I want to highlight the end of Fed Chairman Ben Bernanke’s speech at Jackson Hole yesterday because he reiterated something he has been saying for a while now – that the Fed will do more but it won’t be able to save the day by itself. I have underlined the important bits:
Early in my tenure as a member of the Board of Governors, I gave a speech that considered options for monetary policy when the short-term policy interest rate is close to its effective lower bound. I was reacting to common assertions at the time that monetary policymakers would be “out of ammunition” as the federal funds rate came closer to zero. I argued that, to the contrary, policy could still be effective near the lower bound. Now, with several years of experience with nontraditional policies both in the United States and in other advanced economies, we know more about how such policies work. It seems clear, based on this experience, that such policies can be effective, and that, in their absence, the 2007-09 recession would have been deeper and the current recovery would have been slower than has actually occurred.
As I have discussed today, it is also true that nontraditional policies are relatively more difficult to apply, at least given the present state of our knowledge. Estimates of the effects of nontraditional policies on economic activity and inflation are uncertain, and the use of nontraditional policies involves costs beyond those generally associated with more-standard policies. Consequently, the bar for the use of nontraditional policies is higher than for traditional policies. In addition, in the present context, nontraditional policies share the limitations of monetary policy more generally: Monetary policy cannot achieve by itself what a broader and more balanced set of economic policies might achieve; in particular, it cannot neutralize the fiscal and financial risks that the country faces.
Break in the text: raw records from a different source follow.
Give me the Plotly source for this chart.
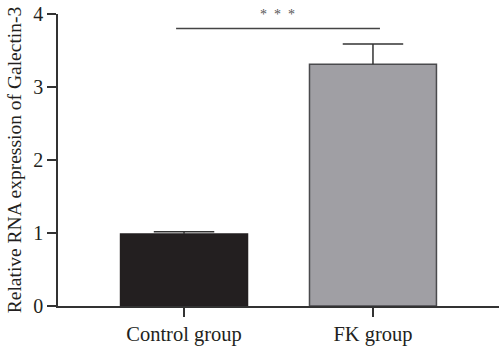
import plotly.graph_objects as go

categories = ["Control group", "FK group"]
means = [0.986, 3.31]
errors = [0.03, 0.28]
bar_colors = ["#231f20", "#a09fa4"]
line_colors = ["#231f20", "#4a4a4d"]
y_ticks = [0, 1, 2, 3, 4]
sig_level = 3.8
sig_text = "*&nbsp;&nbsp;*&nbsp;&nbsp;*"

x_pos = list(range(len(categories)))
cap_half = 0.16

fig = go.Figure()
fig.add_trace(go.Bar(
    x=x_pos, y=means, width=0.672,
    marker=dict(color=bar_colors, line=dict(color=line_colors, width=1.5)),
    showlegend=False,
))

# upper-only error bars (stem + cap) built from the data arrays
ex, ey = [], []
for xi, m, e in zip(x_pos, means, errors):
    ex += [xi, xi, None, xi - cap_half, xi + cap_half, None]
    ey += [m, m + e, None, m + e, m + e, None]
fig.add_trace(go.Scatter(
    x=ex, y=ey, mode="lines", line=dict(color="#333333", width=1.5),
    showlegend=False, hoverinfo="skip",
))

# significance line
fig.add_trace(go.Scatter(
    x=[-0.042, 1.037], y=[sig_level, sig_level], mode="lines",
    line=dict(color="#444444", width=1.5), showlegend=False, hoverinfo="skip",
))
fig.add_annotation(x=0.497, y=sig_level, text=sig_text, showarrow=False,
                   yshift=14, font=dict(family="Liberation Serif", size=14, color="#555555"))

fig.update_layout(
    width=500, height=346,
    margin=dict(l=58, r=1, t=14, b=40),
    plot_bgcolor="white", paper_bgcolor="white",
    font=dict(family="Liberation Serif", size=20, color="#231f20"),
)
fig.update_xaxes(
    range=[-0.667, 1.667], tickvals=x_pos, ticktext=categories,
    showline=True, linecolor="#333333", linewidth=1.5,
    ticks="outside", ticklen=9, tickwidth=1.5, tickcolor="#333333",
    showgrid=False, zeroline=False, tickfont=dict(size=20.5),
)
fig.update_yaxes(
    range=[0, 4], tickvals=y_ticks,
    showline=True, linecolor="#333333", linewidth=1.5,
    ticks="outside", ticklen=9, tickwidth=1.5, tickcolor="#333333",
    showgrid=False, zeroline=False, tickfont=dict(size=20),
    title=dict(text="Relative RNA expression of Galectin-3", font=dict(size=19.5), standoff=6),
)

fig.write_html("out.html")
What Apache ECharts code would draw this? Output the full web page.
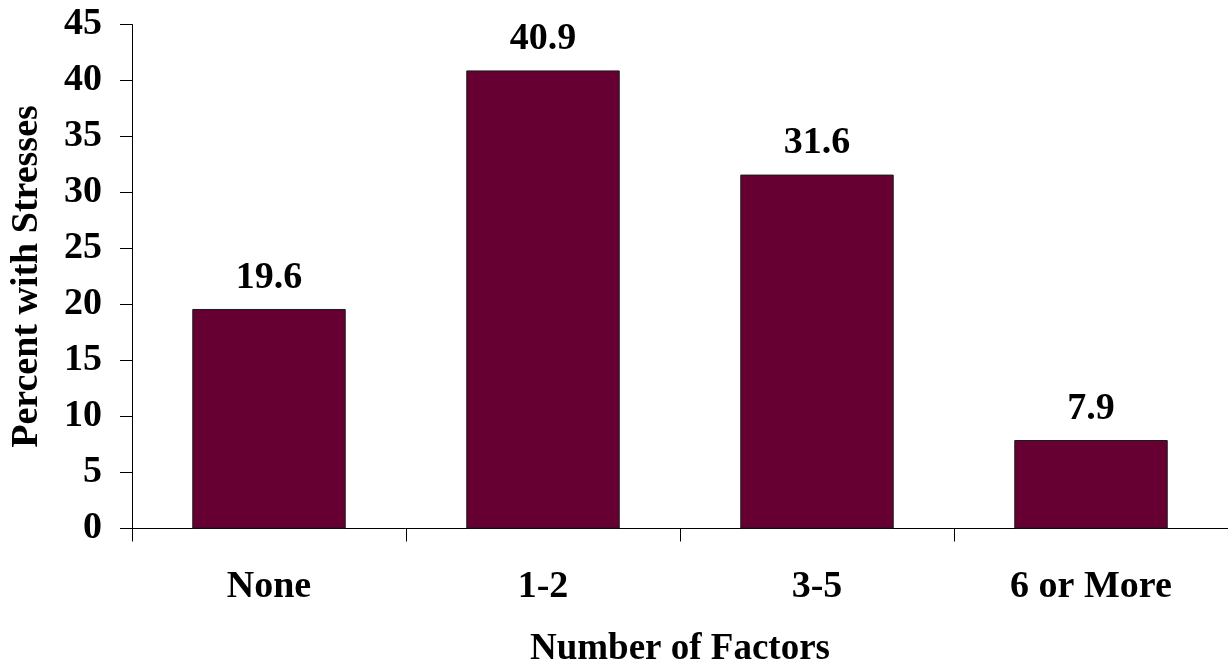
<!DOCTYPE html>
<html>
<head>
<meta charset="utf-8">
<script src="https://cdn.jsdelivr.net/npm/echarts@6/dist/echarts.min.js"></script>
<style>
html,body{margin:0;padding:0;background:#fff;}
#chart{width:1228px;height:668px;}
</style>
</head>
<body>
<div id="chart"></div>
<script>
const categories = ['None', '1-2', '3-5', '6 or More'];
const values = [19.6, 40.9, 31.6, 7.9];
const yTicks = [0, 5, 10, 15, 20, 25, 30, 35, 40, 45];

const FONT = '"Liberation Serif", "Times New Roman", serif';
const chart = echarts.init(document.getElementById('chart'), null, {renderer: 'canvas'});
chart.setOption({
  animation: false,
  backgroundColor: '#ffffff',
  grid: {left: 132, right: 0, top: 24.5, bottom: 139.5, containLabel: false, outerBoundsMode: 'none'},
  xAxis: {
    type: 'category',
    data: categories,
    name: 'Number of Factors',
    nameLocation: 'middle',
    nameGap: 102,
    nameTextStyle: {fontFamily: FONT, fontWeight: 'bold', fontSize: 37, color: '#000'},
    axisLine: {lineStyle: {color: '#000', width: 1}},
    axisTick: {show: true, length: 13, lineStyle: {color: '#000'}},
    axisLabel: {fontFamily: FONT, fontWeight: 'bold', fontSize: 38, color: '#000', margin: 40}
  },
  yAxis: {
    type: 'value',
    min: yTicks[0],
    max: yTicks[yTicks.length - 1],
    interval: 5,
    name: 'Percent with Stresses',
    nameLocation: 'middle',
    nameGap: 86,
    nameRotate: 90,
    nameTextStyle: {fontFamily: FONT, fontWeight: 'bold', fontSize: 38, color: '#000'},
    axisLine: {show: true, lineStyle: {color: '#000', width: 1}},
    axisTick: {show: true, length: 12, lineStyle: {color: '#000'}},
    splitLine: {show: false},
    axisLabel: {fontFamily: FONT, fontWeight: 'bold', fontSize: 38, color: '#000', margin: 30}
  },
  series: [{
    type: 'bar',
    data: values,
    barWidth: '56%',
    itemStyle: {color: '#660033', borderColor: '#1a1a1a', borderWidth: 1},
    label: {
      show: true,
      position: 'top',
      distance: 12,
      fontFamily: FONT,
      fontWeight: 'bold',
      fontSize: 38,
      color: '#000',
      formatter: p => p.value.toFixed(1)
    }
  }]
});
</script>
</body>
</html>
It certainly cannot fine-tune economic outcomes.
As we assess the benefits and costs of alternative policy approaches, though, we must not lose sight of the daunting economic challenges that confront our nation. The stagnation of the labor market in particular is a grave concern not only because of the enormous suffering and waste of human talent it entails, but also because persistently high levels of unemployment will wreak structural damage on our economy that could last for many years.
Over the past five years, the Federal Reserve has acted to support economic growth and foster job creation, and it is important to achieve further progress, particularly in the labor market. Taking due account of the uncertainties and limits of its policy tools, the Federal Reserve will provide additional policy accommodation as needed to promote a stronger economic recovery and sustained improvement in labor market conditions in a context of price stability.
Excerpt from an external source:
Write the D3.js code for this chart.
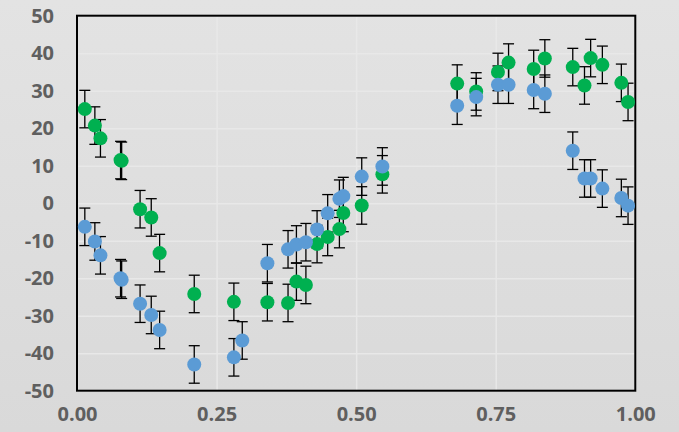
<!DOCTYPE html>
<html>
<head>
<meta charset="utf-8">
<script src="https://cdn.jsdelivr.net/npm/d3@7"></script>
<style>
  html, body { margin: 0; padding: 0; background: #dedede; }
  svg { display: block; }
  .tick text { font-family: "Open Sans", sans-serif; font-weight: 700; fill: #5f5f5f; }
</style>
</head>
<body>
<svg id="chart" width="679" height="432"></svg>
<script>
// Sample positions shared by both series
const xs = [0.014, 0.032, 0.042, 0.078, 0.080, 0.113, 0.133, 0.148, 0.210, 0.281,
            0.296, 0.341, 0.378, 0.393, 0.410, 0.430, 0.449, 0.470, 0.477, 0.510,
            0.547, 0.681, 0.715, 0.754, 0.773, 0.818, 0.838, 0.888, 0.909, 0.920,
            0.941, 0.975, 0.987];

// Green series (null = no reading at that position)
const greenValues = [25.1, 20.7, 17.3, 11.5, 11.3, -1.6, -3.8, -13.3, -24.2, -26.3,
                     null, -26.4, -26.6, -20.9, -21.8, -10.9, -9.0, -6.9, -2.6, -0.6,
                     7.7, 31.9, 29.8, 35.0, 37.5, 35.8, 38.6, 36.3, 31.4, 38.7,
                     36.9, 32.1, 27.0];

// Blue series
const blueValues = [-6.3, -10.2, -13.9, -20.0, -20.4, -26.8, -29.8, -33.8, -43.0, -41.1,
                    -36.6, -16.0, -12.3, -11.0, -10.4, -7.0, -2.7, 1.2, 1.9, 7.1,
                    9.8, 26.0, 28.3, 31.6, 31.6, 30.2, 29.2, 14.0, 6.6, 6.6,
                    3.9, 1.4, -0.65];

// Symmetric error amount applied to every point
const errorAmount = 5;

const xTicks = [0, 0.25, 0.5, 0.75, 1];
const yTicks = [-50, -40, -30, -20, -10, 0, 10, 20, 30, 40, 50];

const series = [
  { name: "green", color: "#00b050", values: greenValues },
  { name: "blue",  color: "#5b9bd5", values: blueValues }
];

const svg = d3.select("#chart");
const W = 679, H = 432;
const plot = { left: 77, right: 635.3, top: 15.7, bottom: 390.7 };

// Background
const defs = svg.append("defs");
const grad = defs.append("linearGradient").attr("id", "bg")
  .attr("x1", 0).attr("y1", 0).attr("x2", 0).attr("y2", 1);
grad.append("stop").attr("offset", "0%").attr("stop-color", "#e3e3e3");
grad.append("stop").attr("offset", "100%").attr("stop-color", "#d9d9d9");
svg.append("rect").attr("width", W).attr("height", H).attr("fill", "url(#bg)");

const x = d3.scaleLinear().domain([0, 1]).range([plot.left, plot.right]);
const y = d3.scaleLinear().domain([-50, 50]).range([plot.bottom, plot.top]);

// Gridlines
svg.append("g")
  .attr("transform", `translate(0,${plot.bottom})`)
  .call(d3.axisBottom(x).tickValues(xTicks).tickSize(-(plot.bottom - plot.top)).tickFormat(""))
  .call(g => g.select(".domain").remove())
  .call(g => g.selectAll("line").attr("stroke", "#e8e8e8").attr("stroke-width", 1.5));
svg.append("g")
  .attr("transform", `translate(${plot.left},0)`)
  .call(d3.axisLeft(y).tickValues(yTicks).tickSize(-(plot.right - plot.left)).tickFormat(""))
  .call(g => g.select(".domain").remove())
  .call(g => g.selectAll("line").attr("stroke", "#e8e8e8").attr("stroke-width", 1.5));

// Axis labels (plain hyphen for negatives)
svg.append("g")
  .attr("transform", `translate(${plot.left},0)`)
  .call(d3.axisLeft(y).tickValues(yTicks).tickSize(0).tickPadding(23).tickFormat(d => String(d)))
  .call(g => g.select(".domain").remove())
  .call(g => g.selectAll("text").style("font-size", "20px"));
svg.append("g")
  .attr("transform", `translate(0,${plot.bottom})`)
  .call(d3.axisBottom(x).tickValues(xTicks).tickSize(0).tickPadding(16).tickFormat(d => d.toFixed(2)))
  .call(g => g.select(".domain").remove())
  .call(g => g.selectAll("text").style("font-size", "20px"));

// Plot border
svg.append("rect")
  .attr("x", plot.left).attr("y", plot.top)
  .attr("width", plot.right - plot.left).attr("height", plot.bottom - plot.top)
  .attr("fill", "none").attr("stroke", "#000").attr("stroke-width", 2);

// Flatten points
const points = series.flatMap(s =>
  xs.map((xv, i) => ({ s, x: xv, v: s.values[i] })).filter(d => d.v !== null));

// Error bars (beneath all markers)
const cap = 5.5;
const eb = svg.append("g").attr("stroke", "#000").attr("stroke-width", 1.3).attr("fill", "none");
points.forEach(d => {
  const cx = x(d.x), yHi = y(d.v + errorAmount), yLo = y(d.v - errorAmount);
  eb.append("line").attr("x1", cx).attr("x2", cx).attr("y1", yHi).attr("y2", yLo);
  eb.append("line").attr("x1", cx - cap).attr("x2", cx + cap).attr("y1", yHi).attr("y2", yHi);
  eb.append("line").attr("x1", cx - cap).attr("x2", cx + cap).attr("y1", yLo).attr("y2", yLo);
});

// Markers
series.forEach(s => {
  svg.append("g").selectAll("circle")
    .data(xs.map((xv, i) => ({ x: xv, v: s.values[i] })).filter(d => d.v !== null))
    .join("circle")
    .attr("cx", d => x(d.x))
    .attr("cy", d => y(d.v))
    .attr("r", 7)
    .attr("fill", s.color);
});
</script>
</body>
</html>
Isn’t this exactly what I have said Bernanke was saying all along:
Ben Bernanke, has repeatedly said he believes inflationary pressures are subdued. So he believes more needs to be done to promote full employment. I agree.
But what can the Fed do? Usually the Fed lowers interest rates to stimulate the economy. But, the Fed has said the federal funds rate will be effectively 0 percent through late 2014. So the Fed has resorted to less proven, less effective means like buying up Treasury bonds or informing bond markets that it intends to keep the federal funds rate at 0 percent for longer. This won’t cut it.
So Bernanke has told Congress the Fed cannot do it alone, without interfering in fiscal policy by making specific recommendations. Congress needs to do more to bring down the unemployment rate, the broadest measure of which is 15.3 percent.
Why aren’t people listening?
Let me put it in easy to read language. Here’s a bullet-point version of what the Fed Chairman is saying:
- We would be lowering rates if we could but rates are zero percent.
- So what? Just because rates are zero, we don’t think that means the Fed is impotent. There’s a lot we can do and will do if necessary.
- But these extra things we can do – like buying Treasuries, mortgage securities or even municipal bonds or fixing interest rates we normally don’t control – don’t work in getting us back to full employment as well as lowering rates, so things have to be pretty bad before we fire up the helicopters.
- That said, things would work MUCH better if Congress got into the act because we don’t buy this structural unemployment crap. People are out of work because of a shortage of demand – and government is making it worse.
Do I agree with this assessment? Mostly, but I do think QE has very negative long-term side effects in terms of capital allocation and private portfolio preferences that are now all around us. William White recently pointed this out. Still, Bernanke is in a damned if you do, damned if you don’t situation. Whatever he does or doesn’t do, the Fed will be pilloried by leading economists who are at once very divided on what the Fed should do and very vocal about their opinions.